You grew up in the tri-state area? Were you perhaps one of those children who went to see Pelé play with the NY Cosmos? Was it Pelé, Chinaglia and Beckenbauer who ignited your passion for soccer?
Yes, I grew up on Long Island and was passionate about the Cosmos, not just Pele but all of them. I spent many nights listening to games on the radio while my family was asleep and was in the stadium the night Chinaglia scored 7 goals. It was a fundamental part of my (misspent?) youth. But not just the Cosmos: soccer in general was a way to identify myself as “Italian” and distinct from my “American” brother who played baseball. I didn’t want to assimilate and soccer was a perverse “badge of honor” at a time when the popular sports in high school were baseball, basketball and football.
Will you and your children root for the United States or Italy? This summer the World Cup is in Brazil. After this academic conference, perhaps you will go there to see the games with Pelé?
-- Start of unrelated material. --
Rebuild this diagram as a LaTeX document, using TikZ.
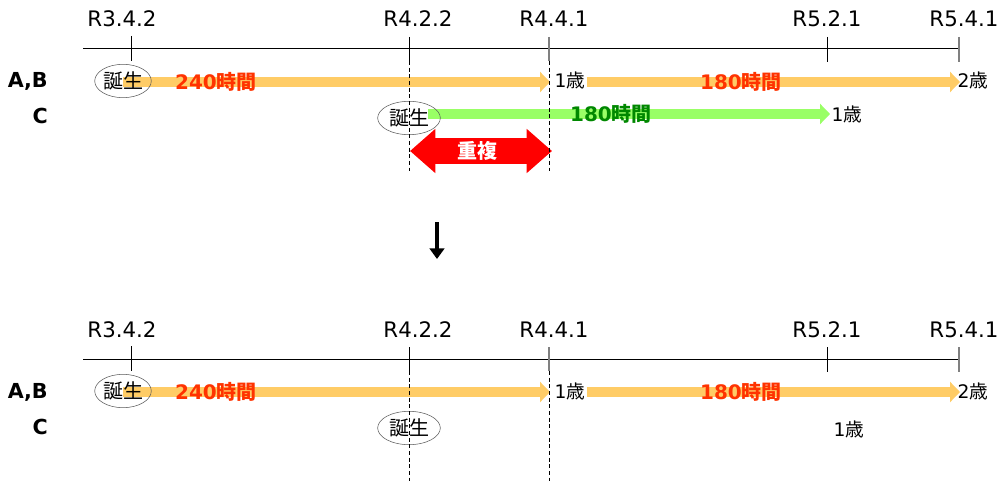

While I admire the American team, there is no debate or dissention: in our house we are all fans of Italia. (I am just as excited when my son Alessandro and my daughter Giulia are playing as when gli Azzurri play.) It is a choice, an elective affinity, a way for me and my children to try to keep alive a filo to Italy (where we vacation every year.) It’s a way for the children of immigrants to maintain ties to the mother country and also perhaps assuage some guilt at having left. But you must accept the pain along with the joy. It was painful to watch Italy lose to Spain in the 2012 Euro final. After the 2006 World Cup I wrote an essay “On Soccer and Suffering” to remind myself that for every victory, there are sometimes many defeats.
As far as Brazil is concerned: if, after the conference Pele invites me, I will be happy to go!